8. Lines which lead the eye towards your focal point are a useful tool.  A row of fence posts – straight or curved – or an inviting path leading from one corner into the scene  both help with composition.  Sometimes these dictate whether your choice of format is vertical or horizontal.  Breakwaters are great for this as a ‘rows’ of rocks disappearing beneath the waves in a secluded bay.

9. Try excluding any extraneous detail – simple can often be best and adds to rather than takes away from the dramatic effect of the image. When we are working like this we are reaching out for an emotional contact with the person viewing the image – putting in too much information causes overload a bit like our everyday internet lives!  And it can be a distraction. Shoot a few still life images and experiment with this.

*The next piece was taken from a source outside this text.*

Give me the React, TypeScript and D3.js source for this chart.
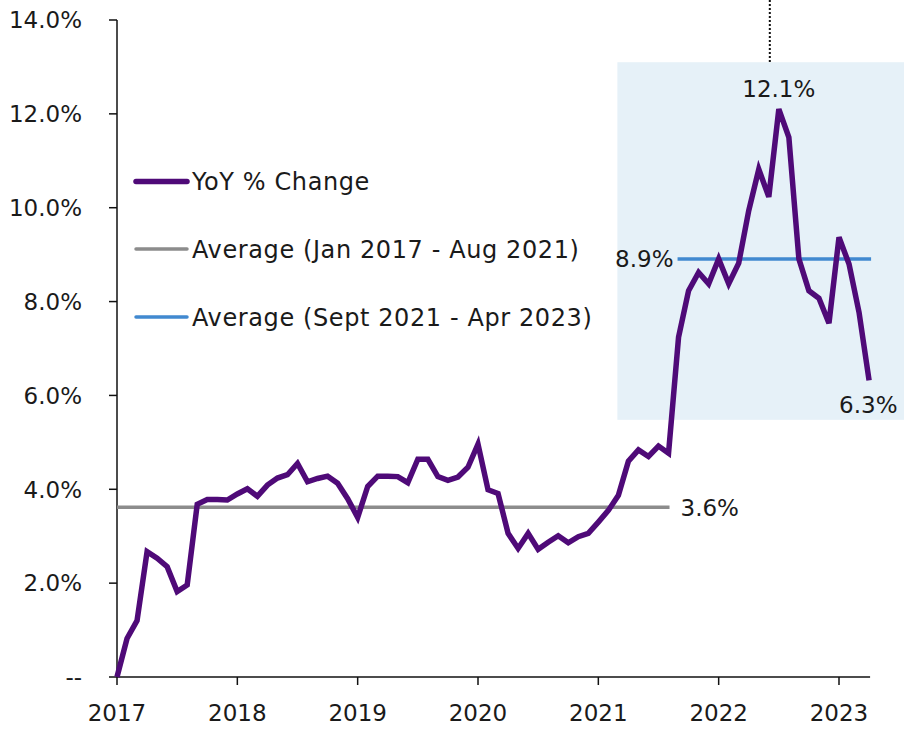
import React from "react";
import * as d3 from "d3";

// Monthly YoY % change, Jan 2017 – Apr 2023
const yoy2017 = [0.0, 0.82, 1.2, 2.67, 2.53, 2.35, 1.82, 1.96, 3.68, 3.78, 3.78, 3.77];
const yoy2018 = [3.9, 4.01, 3.85, 4.09, 4.24, 4.31, 4.55, 4.16, 4.23, 4.28, 4.13, 3.8];
const yoy2019 = [3.4, 4.06, 4.28, 4.28, 4.27, 4.14, 4.64, 4.64, 4.27, 4.19, 4.26, 4.47];
const yoy2020 = [4.96, 3.99, 3.91, 3.06, 2.74, 3.06, 2.72, 2.87, 3.01, 2.86, 2.99, 3.06];
const yoy2021 = [3.3, 3.55, 3.87, 4.6, 4.84, 4.7, 4.92, 4.77, 7.24, 8.23, 8.62, 8.38];
const yoy2022 = [8.91, 8.38, 8.82, 9.94, 10.82, 10.23, 12.1, 11.5, 8.91, 8.23, 8.07, 7.54];
const yoy2023 = [9.37, 8.8, 7.77, 6.32];

const values = [...yoy2017, ...yoy2018, ...yoy2019, ...yoy2020, ...yoy2021, ...yoy2022, ...yoy2023];
const yearLabels = ["2017", "2018", "2019", "2020", "2021", "2022", "2023"];
const yTicks = [0, 2, 4, 6, 8, 10, 12, 14];
const legendLabels = ["YoY % Change", "Average (Jan 2017 - Aug 2021)", "Average (Sept 2021 - Apr 2023)"];

const splitIndex = 56; // Sep 2021
const preAvg = d3.mean(values.slice(0, splitIndex)) as number;
const postAvg = d3.mean(values.slice(splitIndex)) as number;
const peakIndex = d3.maxIndex(values);
const lastIndex = values.length - 1;

const PURPLE = "#4F0A78";
const GREY = "#8C8C8C";
const BLUE = "#4189D0";
const SHADE = "#E6F1F8";
const TEXT = "#1A1A1A";
const FONT = "'DejaVu Sans', sans-serif";

export default function App() {
  const W = 904, H = 732;
  const x = d3.scaleLinear().domain([0, 72]).range([117, 839]);
  const y = d3.scaleLinear().domain([0, 14]).range([677, 20]);
  const line = d3.line<number>().x((_, i) => x(i)).y((d) => y(d));

  const fs = 23;
  return (
    <svg width={W} height={H} style={{ position: "absolute", left: 0, top: 0, background: "#fff" }} fontFamily={FONT}>
      {/* shaded region */}
      <rect x={x(49.9)} y={y(13.1)} width={W - x(49.9)} height={y(5.48) - y(13.1)} fill={SHADE} />
      {/* dotted marker line */}
      <line x1={x(65.1)} x2={x(65.1)} y1={0} y2={y(13.1)} stroke="#111" strokeWidth={2} strokeDasharray="2,2" />

      {/* axes */}
      <line x1={x(0)} x2={x(0)} y1={y(14)} y2={y(0)} stroke="#111" strokeWidth={1.5} />
      <line x1={x(0)} x2={x(lastIndex) + 1} y1={y(0)} y2={y(0)} stroke="#111" strokeWidth={1.5} />
      {yTicks.map((t) => (
        <g key={t}>
          <line x1={x(0) - 8} x2={x(0)} y1={y(t)} y2={y(t)} stroke="#111" strokeWidth={1.5} />
          <text x={82} y={y(t)} dy="0.36em" textAnchor="end" fontSize={fs} fill={TEXT}>
            {t === 0 ? "--" : `${t.toFixed(1)}%`}
          </text>
        </g>
      ))}
      {yearLabels.map((lab, i) => (
        <g key={lab}>
          <line x1={x(i * 12)} x2={x(i * 12)} y1={y(0)} y2={y(0) + 8} stroke="#111" strokeWidth={1.5} />
          <text x={x(i * 12)} y={721} textAnchor="middle" fontSize={fs} fill={TEXT}>{lab}</text>
        </g>
      ))}

      {/* averages */}
      <line x1={x(0)} x2={x(splitIndex - 1) + 1} y1={y(preAvg)} y2={y(preAvg)} stroke={GREY} strokeWidth={3.5} />
      <line x1={x(splitIndex) - 1} x2={x(lastIndex) + 2} y1={y(postAvg)} y2={y(postAvg)} stroke={BLUE} strokeWidth={3.5} />

      {/* main series */}
      <path d={line(values) as string} fill="none" stroke={PURPLE} strokeWidth={5.5} strokeLinejoin="miter" />

      {/* value labels */}
      <text x={x(splitIndex - 1) + 12} y={y(preAvg)} dy="0.36em" fontSize={fs} fill={TEXT}>{`${preAvg.toFixed(1)}%`}</text>
      <text x={x(splitIndex) - 5} y={y(postAvg)} dy="0.36em" textAnchor="end" fontSize={fs} fill={TEXT}>{`${postAvg.toFixed(1)}%`}</text>
      <text x={x(peakIndex)} y={97} textAnchor="middle" fontSize={fs} fill={TEXT}>{`${values[peakIndex].toFixed(1)}%`}</text>
      <text x={x(lastIndex) - 30} y={413} textAnchor="start" fontSize={fs} fill={TEXT}>{`${values[lastIndex].toFixed(1)}%`}</text>

      {/* legend */}
      {legendLabels.map((lab, i) => {
        const ly = [181.5, 249, 317][i];
        const col = [PURPLE, GREY, BLUE][i];
        return (
          <g key={lab}>
            <line x1={136} x2={187} y1={ly} y2={ly} stroke={col} strokeWidth={i === 0 ? 5.5 : 3.5} strokeLinecap="round" />
            <text x={192} y={ly} dy="0.36em" fontSize={24} letterSpacing={0.6} fill={TEXT}>{lab}</text>
          </g>
        );
      })}
    </svg>
  );
}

11. Try changing lenses to see what effect this has. Shooting in telephoto condenses the image making the distance to the horizon look less; a wide angle lens has the opposite effect. 

12. Look for natural frames like an opening in the trees besides a lake or a natural rock formation which holds and supports the image you are making.  Man-made frames like windows (particularly in derelict buildings), doorways or the arches of a building like a church can frame and lead the eye to the focal point.

13. Add in something which gives a context for the image if at all possible.  If taking fishing boats try including a heap of nets drying by the side of the boat or if your central idea is based around a portrait/person then perhaps try including something which indicates what that person does eg if an artist get him or her to hold some brushes.

And lastly but not least – one unbreakable golden rule – JUST ENJOY!